Using Jupyter Extensions#
- In the Jupyter interface, navigate to the “Nbextensions” tab
- Enable the extensions you want to use
- Return to the “Files” tab to create or open notebooks
Working with Projects in IntelliJ IDEA#
- Launch IntelliJ IDEA
- Select “New Project” or “Open”
- Choose “Python” as the project type
- Select your configured Python/Conda interpreter
- Start developing your Python code with full IDE support
Troubleshooting#
Common Issues#
- “Command not found” after installing Anaconda: Make sure to restart your terminal or source your
.bashrc
file. - Missing packages in Jupyter: Ensure you’ve activated the correct environment.

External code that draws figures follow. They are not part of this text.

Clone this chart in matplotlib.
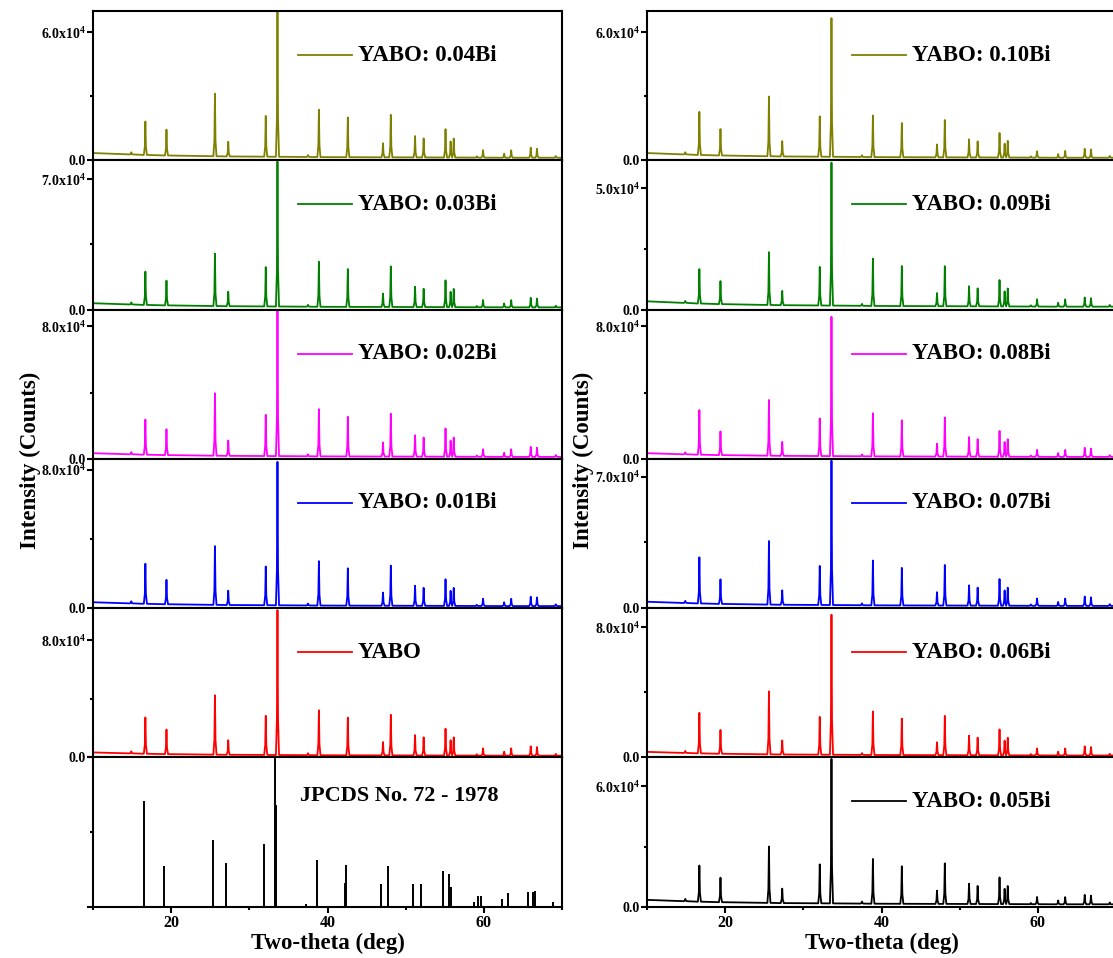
import matplotlib
matplotlib.use("Agg")
import matplotlib.pyplot as plt

plt.rcParams['font.family'] = ['Liberation Serif', 'DejaVu Serif']
plt.rcParams['font.weight'] = 'bold'
plt.rcParams['mathtext.fontset'] = 'custom'
plt.rcParams['mathtext.rm'] = 'Liberation Serif:bold'
plt.rcParams['mathtext.bf'] = 'Liberation Serif:bold'
plt.rcParams['mathtext.it'] = 'Liberation Serif:bold'

# peak positions (2theta, deg) of the measured patterns and background under them (x1000 counts)
peak_pos = [14.9, 16.7, 19.4, 25.6, 27.3, 32.1, 33.6, 37.5, 38.9, 42.6, 47.1, 48.1,
            51.2, 52.3, 55.1, 55.75, 56.15, 59.1, 59.9, 62.6, 63.5, 66.0, 66.8, 69.2]
peak_bg = [2.75, 2.5, 2.25, 1.9, 1.8, 1.7, 1.65, 1.55, 1.5, 1.45, 1.4, 1.4,
           1.35, 1.35, 1.3, 1.3, 1.3, 1.25, 1.25, 1.2, 1.2, 1.2, 1.2, 1.2]
bg_start = 3.4   # at 10 deg
bg_end = 1.2     # at 70 deg

# peak heights above background, x1000 counts
h_004 = [1.0, 15.7, 12.1, 29.3, 6.9, 19.1, 72, 0.9, 22.2, 18.6, 6.6, 19.9, 10.0, 8.9, 13.3, 7.5, 8.9, 0.6, 3.5, 1.9, 3.5, 4.7, 4.2, 0.8]
h_003 = [1.1, 17.9, 13.3, 28.1, 7.8, 21.1, 78, 1.0, 24.2, 20.3, 7.2, 21.8, 10.9, 9.8, 14.4, 8.2, 9.8, 0.7, 3.9, 2.1, 3.9, 5.1, 4.7, 0.9]
h_002 = [1.3, 21.2, 15.6, 37.7, 9.2, 24.8, 92, 1.2, 28.5, 23.9, 8.5, 25.8, 12.9, 11.5, 17.0, 9.7, 11.5, 0.8, 4.6, 2.5, 4.6, 6.0, 5.5, 1.1]
h_001 = [1.2, 23.2, 14.1, 34.0, 8.3, 22.4, 83, 1.1, 25.7, 21.6, 7.6, 23.2, 11.6, 10.4, 15.4, 8.7, 10.4, 0.7, 4.2, 2.2, 4.2, 5.4, 5.0, 1.0]
h_000 = [1.4, 24.8, 16.8, 40.6, 9.9, 26.7, 99, 1.3, 30.7, 25.7, 9.1, 27.7, 13.9, 12.4, 18.3, 10.4, 12.4, 0.9, 5.0, 2.7, 5.0, 6.4, 5.9, 1.2]
h_010 = [1.0, 20.2, 12.4, 28.0, 7.2, 18.9, 65, 0.8, 19.5, 16.0, 6.0, 17.5, 8.5, 7.5, 11.5, 6.5, 7.8, 0.6, 3.0, 1.7, 3.2, 4.2, 3.9, 0.8]
h_009 = [0.8, 14.2, 9.5, 21.8, 5.9, 15.9, 59, 0.8, 19.5, 16.5, 5.4, 16.5, 8.3, 7.4, 10.9, 6.2, 7.4, 0.5, 3.0, 1.6, 3.0, 3.8, 3.5, 0.7]
h_008 = [1.2, 26.9, 14.3, 33.6, 8.4, 22.7, 84, 1.1, 26.0, 21.8, 7.7, 23.5, 11.8, 10.5, 15.5, 8.8, 10.5, 0.8, 4.2, 2.3, 4.2, 5.5, 5.0, 1.0]
h_007 = [1.1, 24.6, 13.1, 33.9, 7.7, 20.8, 77, 1.0, 23.9, 20.0, 7.1, 21.6, 10.8, 9.6, 14.2, 8.1, 9.6, 0.7, 3.9, 2.1, 3.9, 5.0, 4.6, 0.9]
h_006 = [1.2, 24.9, 14.6, 38.7, 8.6, 23.2, 86, 1.1, 26.7, 22.4, 7.9, 24.1, 12.0, 10.8, 15.9, 9.0, 10.8, 0.8, 4.3, 2.3, 4.3, 5.6, 5.2, 1.0]
h_005 = [1.1, 18.0, 12.2, 28.1, 7.2, 19.4, 72, 1.0, 22.3, 18.7, 6.6, 20.2, 10.1, 9.0, 13.3, 7.6, 9.0, 0.6, 3.6, 1.9, 3.6, 4.7, 4.3, 0.9]

# JPCDS No. 72-1978 reference lines
ref_pos = [16.5, 19.1, 25.4, 27.0, 31.9, 33.3, 33.38, 37.2, 38.65, 38.72, 42.2, 42.4, 46.8, 47.8,
           50.9, 51.0, 51.9, 52.0, 54.8, 55.6, 55.8, 58.7, 59.3, 59.6, 62.3, 63.1, 65.6, 66.3, 66.6, 68.8]
ref_int = [71, 27, 45, 29, 42, 100, 68, 1.5, 24, 31, 16, 28, 15, 27,
           11, 15, 1.5, 15, 24, 22, 13, 3, 7, 7, 5, 9, 10, 10, 10.5, 3]

left_names = ['YABO: 0.04Bi', 'YABO: 0.03Bi', 'YABO: 0.02Bi', 'YABO: 0.01Bi', 'YABO']
left_data = [h_004, h_003, h_002, h_001, h_000]
left_colors = ['#808000', '#008000', '#ff00ff', '#0000ff', '#ff0000']
left_ymax = [70e3, 80.2e3, 90e3, 86.4e3, 102e3]
left_ytick = [6e4, 7e4, 8e4, 8e4, 8e4]

right_names = ['YABO: 0.10Bi', 'YABO: 0.09Bi', 'YABO: 0.08Bi', 'YABO: 0.07Bi', 'YABO: 0.06Bi', 'YABO: 0.05Bi']
right_data = [h_010, h_009, h_008, h_007, h_006, h_005]
right_colors = ['#808000', '#008000', '#ff00ff', '#0000ff', '#ff0000', '#000000']
right_ymax = [70e3, 61.6e3, 90e3, 79.6e3, 91.7e3, 74.4e3]
right_ytick = [6e4, 5e4, 8e4, 7e4, 8e4, 6e4]

# narrow peak shape used to draw each reflection
shape_dx = [-0.2, -0.07, 0.0, 0.07, 0.2]
shape_frac = [0.0, 0.25, 1.0, 0.25, 0.0]


def trace(heights):
    xs, ys = [10.0], [bg_start * 1e3]
    for p, b, h in zip(peak_pos, peak_bg, heights):
        for dx, f in zip(shape_dx, shape_frac):
            xs.append(p + dx)
            ys.append((b + f * h) * 1e3)
    xs.append(70.0)
    ys.append(bg_end * 1e3)
    return xs, ys


W, H = 1113, 958
fig = plt.figure(figsize=(W / 100, H / 100), dpi=100)

top_px, bot_px = 11, 906.7
ph = (bot_px - top_px) / 6


def make_ax(col_left_px, i):
    y0 = 1 - (top_px + (i + 1) * ph) / H
    ax = fig.add_axes([col_left_px / W, y0, 469 / W, ph / H])
    for s in ax.spines.values():
        s.set_linewidth(1.5)
    ax.set_xlim(10, 70)
    ax.set_xticks([20, 40, 60])
    ax.set_xticks([10, 30, 50, 70], minor=True)
    ax.tick_params(axis='both', which='major', direction='out', length=4, width=1.5,
                   labelsize=11.5, pad=2)
    ax.tick_params(axis='both', which='minor', direction='out', length=2.5, width=1.5)
    ax.tick_params(axis='y', labelsize=10, pad=1)
    if i < 5:
        ax.tick_params(axis='x', labelbottom=False)
    return ax


def sample_panel(ax, heights, color, name, ymax, ytick):
    xs, ys = trace(heights)
    ax.plot(xs, ys, color=color, lw=1.3)
    ax.set_ylim(0, ymax)
    ax.set_yticks([0, ytick])
    ax.set_yticklabels(['0.0', '%.1fx10$^{4}$' % (ytick / 1e4)])
    ax.set_yticks([ytick / 2], minor=True)
    ax.plot([0.437, 0.552], [0.705, 0.705], color=color, lw=1.3, transform=ax.transAxes)
    ax.text(0.565, 0.705, name, transform=ax.transAxes, fontsize=16.5,
            fontweight='bold', va='center', ha='left')


for i in range(5):
    ax = make_ax(93, i)
    sample_panel(ax, left_data[i], left_colors[i], left_names[i], left_ymax[i], left_ytick[i])

ax = make_ax(93, 5)
ax.vlines(ref_pos, 0, ref_int, color='black', lw=1.4)
ax.set_ylim(0, 100)
ax.set_yticks([0, 100])
ax.set_yticks([50], minor=True)
ax.tick_params(axis='y', labelleft=False)
ax.text(0.441, 0.74, 'JPCDS No. 72 - 1978', transform=ax.transAxes, fontsize=16,
        fontweight='bold', va='center', ha='left')
ax.set_xlabel('Two-theta (deg)', fontsize=16.5, fontweight='bold', labelpad=1)

for i in range(6):
    ax = make_ax(647, i)
    sample_panel(ax, right_data[i], right_colors[i], right_names[i], right_ymax[i], right_ytick[i])
ax.set_xlabel('Two-theta (deg)', fontsize=16.5, fontweight='bold', labelpad=1)

fig.text(30 / W, 1 - 460 / H, 'Intensity (Counts)', rotation=90, fontsize=16.5,
         fontweight='bold', ha='center', va='center')
fig.text(583 / W, 1 - 460 / H, 'Intensity (Counts)', rotation=90, fontsize=16.5,
         fontweight='bold', ha='center', va='center')

fig.savefig('out.png', dpi=100)
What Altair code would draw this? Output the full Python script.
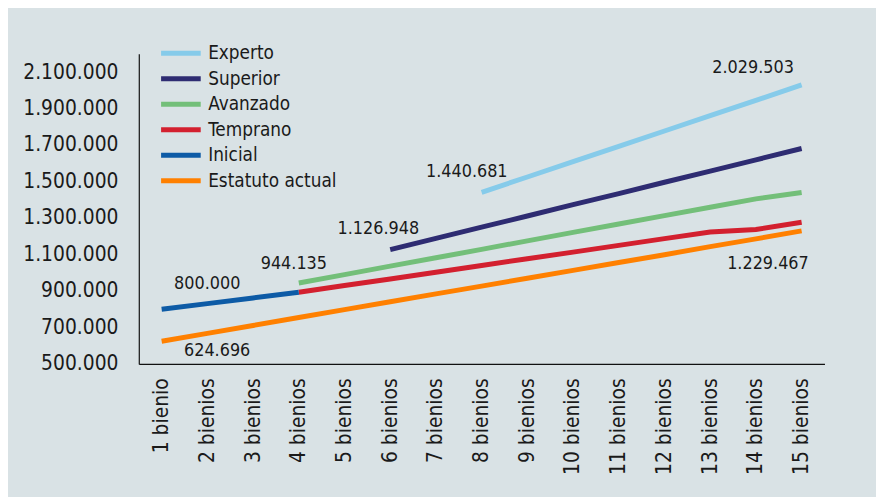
import altair as alt
import pandas as pd

categories = ["1 bienio"] + [f"{i} bienios" for i in range(2, 16)]

series_names = ["Experto", "Superior", "Avanzado", "Temprano", "Inicial", "Estatuto actual"]
line_colors = ["#86cbea", "#2e2c72", "#73bf79", "#d3202f", "#0d5ba6", "#ff8000"]

experto = [None] * 7 + [1440681, 1525000, 1609000, 1693000, 1777000, 1861000, 1945000, 2029503]
superior = [None] * 5 + [1126948, 1188000, 1250000, 1311000, 1373000, 1434000, 1496000, 1557000, 1619000, 1681000]
avanzado = [None] * 3 + [944135, 990000, 1036000, 1082000, 1128000, 1175000, 1221000, 1267000, 1313000, 1359000, 1405000, 1440000]
temprano = [None] * 3 + [893000, 930000, 966000, 1003000, 1040000, 1077000, 1113000, 1150000, 1187000, 1223000, 1237000, 1277000]
inicial = [800000, 831000, 862000, 893000] + [None] * 11
estatuto = [624696, 668000, 711000, 754600, 797800, 841000, 884000, 927000, 970000, 1013000,
            1056000, 1099000, 1143000, 1186000, 1229467]

y_ticks = [500000, 700000, 900000, 1100000, 1300000, 1500000, 1700000, 1900000, 2100000]

# annotated values: (series, category, text)
annotations = [
    ("Inicial", "1 bienio", "800.000"),
    ("Estatuto actual", "1 bienio", "624.696"),
    ("Avanzado", "4 bienios", "944.135"),
    ("Superior", "6 bienios", "1.126.948"),
    ("Experto", "8 bienios", "1.440.681"),
    ("Experto", "15 bienios", "2.029.503"),
    ("Estatuto actual", "15 bienios", "1.229.467"),
]
label_offsets = [(46, -25), (56, 10), (-5, -19), (-12, -21), (-15, -20), (-49, -17), (-34, 33)]

all_series = [experto, superior, avanzado, temprano, inicial, estatuto]
rows = []
for name, vals in zip(series_names, all_series):
    for i, (c, v) in enumerate(zip(categories, vals)):
        if v is not None:
            rows.append({"serie": name, "cat": c, "valor": v, "orden": i})
df = pd.DataFrame(rows)

FONT = "DejaVu Sans Condensed, Liberation Sans, sans-serif"

x_enc = alt.X("cat:N", sort=categories,
              scale=alt.Scale(type="point", padding=0.5, domain=categories),
              axis=alt.Axis(title=None, labelAngle=-90, ticks=False, domainColor="#111",
                            domainWidth=1.2, labelFontSize=21, labelColor="#1a1a1a",
                            labelPadding=14, labelFont=FONT, labelOverlap=False))
y_enc = alt.Y("valor:Q", scale=alt.Scale(domain=[500000, 2200000], nice=False, zero=False),
              axis=alt.Axis(title=None, values=y_ticks, grid=False, ticks=False,
                            domainColor="#111", domainWidth=1.2, labelFontSize=21,
                            labelColor="#1a1a1a", labelPadding=21, labelFont=FONT,
                            labelOverlap=False,
                            labelExpr="replace(replace(format(datum.value, ','), ',', '.'), ',', '.')"))

lines = alt.Chart(df).mark_line(strokeWidth=5).encode(
    x=x_enc,
    y=y_enc,
    color=alt.Color("serie:N", scale=alt.Scale(domain=series_names, range=line_colors),
                    legend=alt.Legend(title=None, orient="none", legendX=30, legendY=-13,
                                      symbolType="M-2,0H2", symbolSize=400, symbolStrokeWidth=5,
                                      labelOffset=15, labelFontSize=19, labelFont=FONT,
                                      labelColor="#1a1a1a", rowPadding=2.7, labelLimit=300)),
    detail="serie:N",
    order="orden:Q",
)

layers = [lines]
for (s, c, t), (dx, dy) in zip(annotations, label_offsets):
    sub = df[(df.serie == s) & (df.cat == c)].assign(txt=t)
    layers.append(
        alt.Chart(sub).mark_text(dx=dx, dy=dy, fontSize=18, font=FONT, color="#1a1a1a").encode(
            x=x_enc, y=y_enc, text="txt:N")
    )

chart = alt.layer(*layers).properties(
    width=692, height=313,
    background="#d9e2e5",
    autosize=alt.AutoSizeParams(type="none"),
    padding={"left": 132, "top": 44, "right": 52, "bottom": 132},
).configure_view(stroke=None).configure_axisY(labelOverlap=False)

chart.save("out.html", embed_options={"renderer": "svg", "actions": False})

- IntelliJ not recognizing Python: Verify your Python SDK configuration in Project Structure.
Environment Management#
Keep track of your environments and installed packages:
# List all conda environments
conda env list
# List packages in current environment
conda list
# Export environment for sharing/backup
conda env export > environment.yml
# Create environment from exported file
conda env create -f environment.yml
This setup provides a complete data science environment with both GUI tools and command-line capabilities. You now have the flexibility to work with Python and R in both notebook and IDE formats, giving you the best of all worlds for data science projects.